If this function is called in a loop and inlined, the situation is not much better (see on godbolt). It is hard for the compiler to generate a faster code since the input-layout is not SIMD-friendly. A more optimizing compiler can certainly shuffle the input so to compute multiple square-root and divide multiple value at once thanks to SIMD instructions. In practice GCC seems not to be able to do that.

On your Intel Tiger-Lake CPU, the loop is clearly limited by the execution port responsible to both compute the scalar division and the scalar square-root, and apparently only that (assuming the loop is sufficiently big and not memory-bound). This means that all other instructions have (nearly) no overhead (thanks to super-scalar execution). Since all alternative still need to compute the scalar division and scalar square-root, it explains why you do not see much a difference (certainly just execution noise, cache effects, or possibly a slight variation of the tiny overhead of the other instructions).
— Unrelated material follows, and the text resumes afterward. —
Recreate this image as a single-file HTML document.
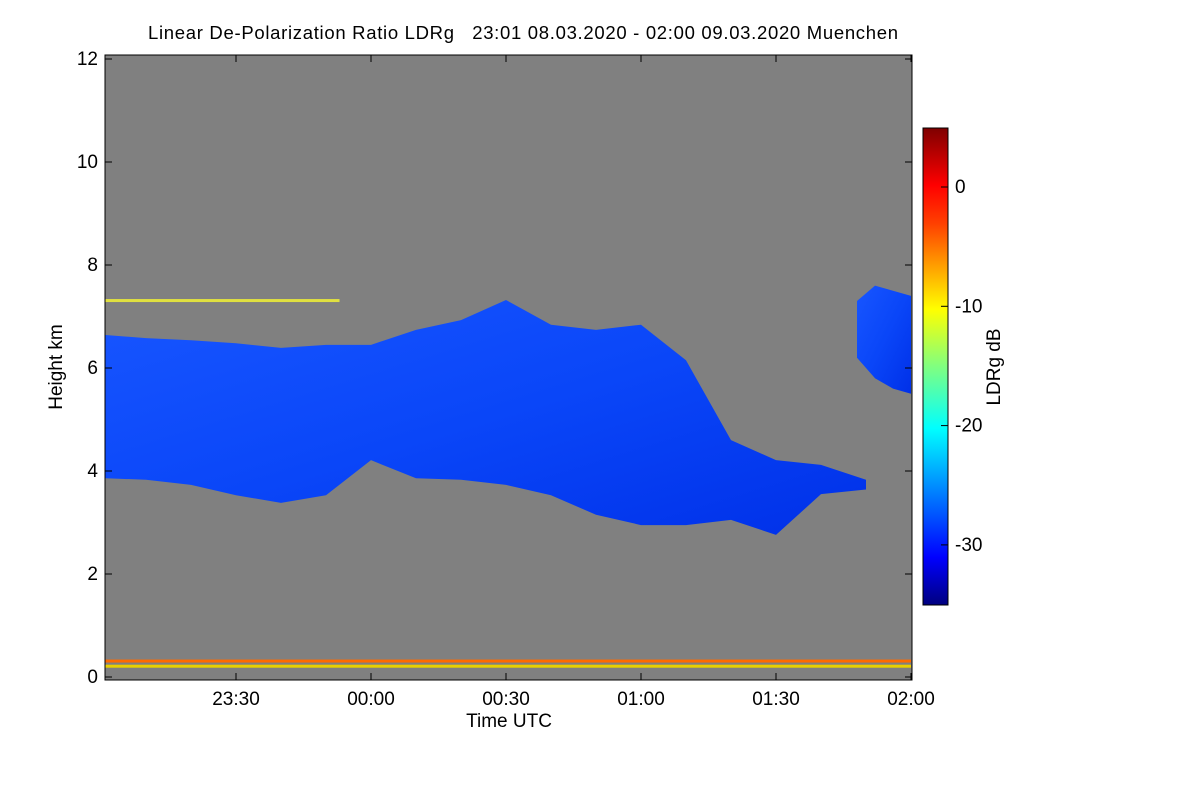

The main way to make this computation faster is to compute the square-root and division using SIMD instructions. To do that, you can either do it manually (often cumbersome and not portable, or alternatively it requires external libraries), or help the compiler to auto-vectorize the loop by storing components more contiguously. This means the fist component of all vector should be stored in an array and the second in another array. The compiler can then read components using packed SIMD instructions and also use SIMD instructions for the rest of the computation. You CPU can compute twice more divisions and twice more square-roots per cycle with SIMD instructions. Thus, the resulting code can be up to twice faster (it should be close to that in practice).

If your input data is huge, then please note that you can also use multiple threads.

PS: the version of Eigen used for the test is the 3.4.0.